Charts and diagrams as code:
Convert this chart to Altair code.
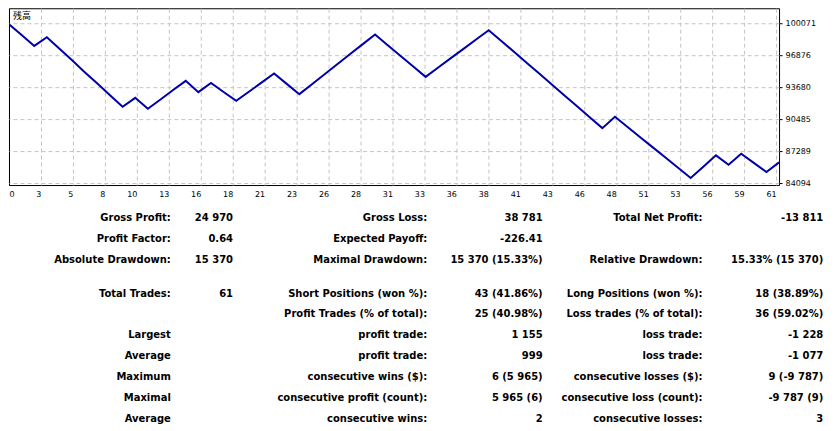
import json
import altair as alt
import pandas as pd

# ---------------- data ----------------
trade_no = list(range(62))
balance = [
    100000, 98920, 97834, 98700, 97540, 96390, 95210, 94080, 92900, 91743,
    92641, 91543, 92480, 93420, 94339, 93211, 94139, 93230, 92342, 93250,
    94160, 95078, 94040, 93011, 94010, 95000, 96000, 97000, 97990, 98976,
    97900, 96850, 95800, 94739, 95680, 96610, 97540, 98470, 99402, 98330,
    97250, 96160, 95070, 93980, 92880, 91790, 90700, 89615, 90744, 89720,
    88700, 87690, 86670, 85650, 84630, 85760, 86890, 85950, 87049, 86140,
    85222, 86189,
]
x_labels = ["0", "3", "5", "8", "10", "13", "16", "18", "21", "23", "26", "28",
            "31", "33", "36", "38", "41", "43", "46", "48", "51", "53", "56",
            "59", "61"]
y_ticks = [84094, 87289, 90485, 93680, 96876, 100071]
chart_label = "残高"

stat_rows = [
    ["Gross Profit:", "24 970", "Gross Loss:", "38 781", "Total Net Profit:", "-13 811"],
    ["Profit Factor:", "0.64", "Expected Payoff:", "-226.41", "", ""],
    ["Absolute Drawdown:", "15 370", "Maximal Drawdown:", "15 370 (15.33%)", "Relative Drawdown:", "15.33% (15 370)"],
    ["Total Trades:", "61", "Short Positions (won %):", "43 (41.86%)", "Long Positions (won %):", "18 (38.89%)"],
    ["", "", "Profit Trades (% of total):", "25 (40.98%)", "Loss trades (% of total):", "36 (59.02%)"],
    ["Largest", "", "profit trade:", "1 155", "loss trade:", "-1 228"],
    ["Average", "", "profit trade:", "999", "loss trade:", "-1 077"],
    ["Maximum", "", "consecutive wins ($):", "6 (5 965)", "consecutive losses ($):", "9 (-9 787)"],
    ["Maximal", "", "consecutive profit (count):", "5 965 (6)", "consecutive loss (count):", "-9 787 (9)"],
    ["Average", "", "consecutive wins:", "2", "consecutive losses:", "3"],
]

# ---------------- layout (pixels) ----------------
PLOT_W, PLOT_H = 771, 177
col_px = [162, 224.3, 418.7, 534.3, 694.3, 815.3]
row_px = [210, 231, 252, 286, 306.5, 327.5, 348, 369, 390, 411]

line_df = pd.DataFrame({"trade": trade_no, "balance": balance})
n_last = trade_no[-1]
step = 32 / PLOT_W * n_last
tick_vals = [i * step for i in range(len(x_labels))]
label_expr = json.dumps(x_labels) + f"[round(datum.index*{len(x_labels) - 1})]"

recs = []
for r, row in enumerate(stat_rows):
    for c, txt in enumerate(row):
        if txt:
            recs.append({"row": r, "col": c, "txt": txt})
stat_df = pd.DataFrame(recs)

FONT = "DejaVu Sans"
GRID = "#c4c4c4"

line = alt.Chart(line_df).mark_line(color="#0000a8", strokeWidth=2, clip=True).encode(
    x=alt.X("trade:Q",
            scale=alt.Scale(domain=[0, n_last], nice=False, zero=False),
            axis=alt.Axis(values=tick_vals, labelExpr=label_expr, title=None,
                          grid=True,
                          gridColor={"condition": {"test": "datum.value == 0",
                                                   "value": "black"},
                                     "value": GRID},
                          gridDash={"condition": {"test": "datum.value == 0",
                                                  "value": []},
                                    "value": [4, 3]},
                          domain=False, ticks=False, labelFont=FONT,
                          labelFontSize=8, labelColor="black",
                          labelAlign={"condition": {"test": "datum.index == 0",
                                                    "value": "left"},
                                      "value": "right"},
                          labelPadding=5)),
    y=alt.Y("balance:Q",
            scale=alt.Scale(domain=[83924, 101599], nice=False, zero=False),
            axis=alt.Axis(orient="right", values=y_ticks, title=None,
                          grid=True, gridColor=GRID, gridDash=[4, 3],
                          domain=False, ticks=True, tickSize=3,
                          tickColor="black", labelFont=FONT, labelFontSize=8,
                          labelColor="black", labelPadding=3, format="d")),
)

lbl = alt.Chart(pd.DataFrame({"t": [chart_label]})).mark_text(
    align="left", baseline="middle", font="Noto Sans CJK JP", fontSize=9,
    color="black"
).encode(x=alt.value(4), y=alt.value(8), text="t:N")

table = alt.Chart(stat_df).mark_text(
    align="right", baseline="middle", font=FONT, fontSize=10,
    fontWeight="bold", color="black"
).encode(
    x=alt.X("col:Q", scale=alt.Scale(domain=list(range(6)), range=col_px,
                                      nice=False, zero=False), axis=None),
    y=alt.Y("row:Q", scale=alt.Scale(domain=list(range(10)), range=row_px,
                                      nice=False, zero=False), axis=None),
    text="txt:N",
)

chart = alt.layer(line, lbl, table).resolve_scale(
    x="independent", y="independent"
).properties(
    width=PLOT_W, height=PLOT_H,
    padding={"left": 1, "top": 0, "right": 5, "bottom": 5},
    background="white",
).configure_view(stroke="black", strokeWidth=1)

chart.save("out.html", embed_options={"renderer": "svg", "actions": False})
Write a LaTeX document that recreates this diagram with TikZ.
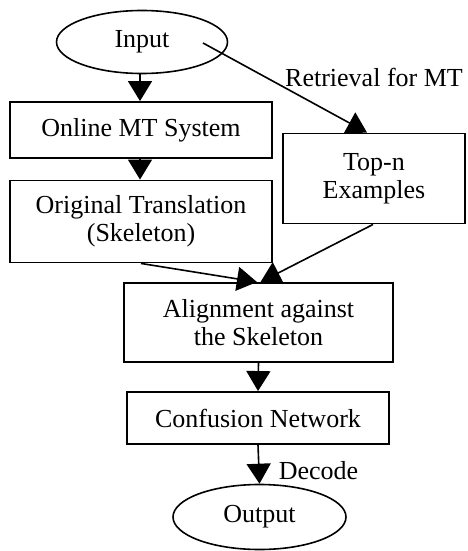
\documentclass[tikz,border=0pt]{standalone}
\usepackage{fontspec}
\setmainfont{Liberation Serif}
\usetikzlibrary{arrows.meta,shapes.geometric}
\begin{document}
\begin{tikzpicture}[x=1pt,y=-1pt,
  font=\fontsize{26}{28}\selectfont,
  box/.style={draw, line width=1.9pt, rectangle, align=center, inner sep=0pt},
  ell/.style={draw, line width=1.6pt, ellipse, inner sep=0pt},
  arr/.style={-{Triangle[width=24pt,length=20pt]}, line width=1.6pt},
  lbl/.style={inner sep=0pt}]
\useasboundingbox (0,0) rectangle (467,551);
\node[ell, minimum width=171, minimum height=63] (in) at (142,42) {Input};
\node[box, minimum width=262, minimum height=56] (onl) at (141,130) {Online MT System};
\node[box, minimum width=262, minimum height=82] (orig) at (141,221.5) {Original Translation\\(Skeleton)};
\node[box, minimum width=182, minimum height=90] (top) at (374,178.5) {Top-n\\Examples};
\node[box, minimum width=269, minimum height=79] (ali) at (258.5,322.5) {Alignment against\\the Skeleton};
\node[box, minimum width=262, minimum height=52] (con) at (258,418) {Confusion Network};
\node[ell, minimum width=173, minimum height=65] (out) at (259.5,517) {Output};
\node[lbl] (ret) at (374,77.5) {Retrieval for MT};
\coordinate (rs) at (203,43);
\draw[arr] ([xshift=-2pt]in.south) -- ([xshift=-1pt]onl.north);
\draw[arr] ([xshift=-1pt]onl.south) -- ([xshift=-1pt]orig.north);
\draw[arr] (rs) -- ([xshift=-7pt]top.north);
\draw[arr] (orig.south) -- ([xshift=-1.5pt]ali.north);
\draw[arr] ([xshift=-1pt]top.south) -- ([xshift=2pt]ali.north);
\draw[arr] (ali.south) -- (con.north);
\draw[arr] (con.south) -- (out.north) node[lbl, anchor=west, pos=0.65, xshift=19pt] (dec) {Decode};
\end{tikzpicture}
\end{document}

• **WHAT IS REQUIRED**:
What is needed is an exact reproduction of the data, pictures excluded.

• **EXERCISE OUTPUT**:
Convert this chart to Altair code.
import json
import altair as alt
import pandas as pd

# ---------------- data ----------------
trade_no = list(range(62))
balance = [
    100000, 98920, 97834, 98700, 97540, 96390, 95210, 94080, 92900, 91743,
    92641, 91543, 92480, 93420, 94339, 93211, 94139, 93230, 92342, 93250,
    94160, 95078, 94040, 93011, 94010, 95000, 96000, 97000, 97990, 98976,
    97900, 96850, 95800, 94739, 95680, 96610, 97540, 98470, 99402, 98330,
    97250, 96160, 95070, 93980, 92880, 91790, 90700, 89615, 90744, 89720,
    88700, 87690, 86670, 85650, 84630, 85760, 86890, 85950, 87049, 86140,
    85222, 86189,
]
x_labels = ["0", "3", "5", "8", "10", "13", "16", "18", "21", "23", "26", "28",
            "31", "33", "36", "38", "41", "43", "46", "48", "51", "53", "56",
            "59", "61"]
y_ticks = [84094, 87289, 90485, 93680, 96876, 100071]
chart_label = "残高"

stat_rows = [
    ["Gross Profit:", "24 970", "Gross Loss:", "38 781", "Total Net Profit:", "-13 811"],
    ["Profit Factor:", "0.64", "Expected Payoff:", "-226.41", "", ""],
    ["Absolute Drawdown:", "15 370", "Maximal Drawdown:", "15 370 (15.33%)", "Relative Drawdown:", "15.33% (15 370)"],
    ["Total Trades:", "61", "Short Positions (won %):", "43 (41.86%)", "Long Positions (won %):", "18 (38.89%)"],
    ["", "", "Profit Trades (% of total):", "25 (40.98%)", "Loss trades (% of total):", "36 (59.02%)"],
    ["Largest", "", "profit trade:", "1 155", "loss trade:", "-1 228"],
    ["Average", "", "profit trade:", "999", "loss trade:", "-1 077"],
    ["Maximum", "", "consecutive wins ($):", "6 (5 965)", "consecutive losses ($):", "9 (-9 787)"],
    ["Maximal", "", "consecutive profit (count):", "5 965 (6)", "consecutive loss (count):", "-9 787 (9)"],
    ["Average", "", "consecutive wins:", "2", "consecutive losses:", "3"],
]

# ---------------- layout (pixels) ----------------
PLOT_W, PLOT_H = 771, 177
col_px = [162, 224.3, 418.7, 534.3, 694.3, 815.3]
row_px = [210, 231, 252, 286, 306.5, 327.5, 348, 369, 390, 411]

line_df = pd.DataFrame({"trade": trade_no, "balance": balance})
n_last = trade_no[-1]
step = 32 / PLOT_W * n_last
tick_vals = [i * step for i in range(len(x_labels))]
label_expr = json.dumps(x_labels) + f"[round(datum.index*{len(x_labels) - 1})]"

recs = []
for r, row in enumerate(stat_rows):
    for c, txt in enumerate(row):
        if txt:
            recs.append({"row": r, "col": c, "txt": txt})
stat_df = pd.DataFrame(recs)

FONT = "DejaVu Sans"
GRID = "#c4c4c4"

line = alt.Chart(line_df).mark_line(color="#0000a8", strokeWidth=2, clip=True).encode(
    x=alt.X("trade:Q",
            scale=alt.Scale(domain=[0, n_last], nice=False, zero=False),
            axis=alt.Axis(values=tick_vals, labelExpr=label_expr, title=None,
                          grid=True,
                          gridColor={"condition": {"test": "datum.value == 0",
                                                   "value": "black"},
                                     "value": GRID},
                          gridDash={"condition": {"test": "datum.value == 0",
                                                  "value": []},
                                    "value": [4, 3]},
                          domain=False, ticks=False, labelFont=FONT,
                          labelFontSize=8, labelColor="black",
                          labelAlign={"condition": {"test": "datum.index == 0",
                                                    "value": "left"},
                                      "value": "right"},
                          labelPadding=5)),
    y=alt.Y("balance:Q",
            scale=alt.Scale(domain=[83924, 101599], nice=False, zero=False),
            axis=alt.Axis(orient="right", values=y_ticks, title=None,
                          grid=True, gridColor=GRID, gridDash=[4, 3],
                          domain=False, ticks=True, tickSize=3,
                          tickColor="black", labelFont=FONT, labelFontSize=8,
                          labelColor="black", labelPadding=3, format="d")),
)

lbl = alt.Chart(pd.DataFrame({"t": [chart_label]})).mark_text(
    align="left", baseline="middle", font="Noto Sans CJK JP", fontSize=9,
    color="black"
).encode(x=alt.value(4), y=alt.value(8), text="t:N")

table = alt.Chart(stat_df).mark_text(
    align="right", baseline="middle", font=FONT, fontSize=10,
    fontWeight="bold", color="black"
).encode(
    x=alt.X("col:Q", scale=alt.Scale(domain=list(range(6)), range=col_px,
                                      nice=False, zero=False), axis=None),
    y=alt.Y("row:Q", scale=alt.Scale(domain=list(range(10)), range=row_px,
                                      nice=False, zero=False), axis=None),
    text="txt:N",
)

chart = alt.layer(line, lbl, table).resolve_scale(
    x="independent", y="independent"
).properties(
    width=PLOT_W, height=PLOT_H,
    padding={"left": 1, "top": 0, "right": 5, "bottom": 5},
    background="white",
).configure_view(stroke="black", strokeWidth=1)

chart.save("out.html", embed_options={"renderer": "svg", "actions": False})
Write a LaTeX document that recreates this diagram with TikZ.
\documentclass[tikz,border=0pt]{standalone}
\usepackage{fontspec}
\setmainfont{Liberation Serif}
\usetikzlibrary{arrows.meta,shapes.geometric}
\begin{document}
\begin{tikzpicture}[x=1pt,y=-1pt,
  font=\fontsize{26}{28}\selectfont,
  box/.style={draw, line width=1.9pt, rectangle, align=center, inner sep=0pt},
  ell/.style={draw, line width=1.6pt, ellipse, inner sep=0pt},
  arr/.style={-{Triangle[width=24pt,length=20pt]}, line width=1.6pt},
  lbl/.style={inner sep=0pt}]
\useasboundingbox (0,0) rectangle (467,551);
\node[ell, minimum width=171, minimum height=63] (in) at (142,42) {Input};
\node[box, minimum width=262, minimum height=56] (onl) at (141,130) {Online MT System};
\node[box, minimum width=262, minimum height=82] (orig) at (141,221.5) {Original Translation\\(Skeleton)};
\node[box, minimum width=182, minimum height=90] (top) at (374,178.5) {Top-n\\Examples};
\node[box, minimum width=269, minimum height=79] (ali) at (258.5,322.5) {Alignment against\\the Skeleton};
\node[box, minimum width=262, minimum height=52] (con) at (258,418) {Confusion Network};
\node[ell, minimum width=173, minimum height=65] (out) at (259.5,517) {Output};
\node[lbl] (ret) at (374,77.5) {Retrieval for MT};
\coordinate (rs) at (203,43);
\draw[arr] ([xshift=-2pt]in.south) -- ([xshift=-1pt]onl.north);
\draw[arr] ([xshift=-1pt]onl.south) -- ([xshift=-1pt]orig.north);
\draw[arr] (rs) -- ([xshift=-7pt]top.north);
\draw[arr] (orig.south) -- ([xshift=-1.5pt]ali.north);
\draw[arr] ([xshift=-1pt]top.south) -- ([xshift=2pt]ali.north);
\draw[arr] (ali.south) -- (con.north);
\draw[arr] (con.south) -- (out.north) node[lbl, anchor=west, pos=0.65, xshift=19pt] (dec) {Decode};
\end{tikzpicture}
\end{document}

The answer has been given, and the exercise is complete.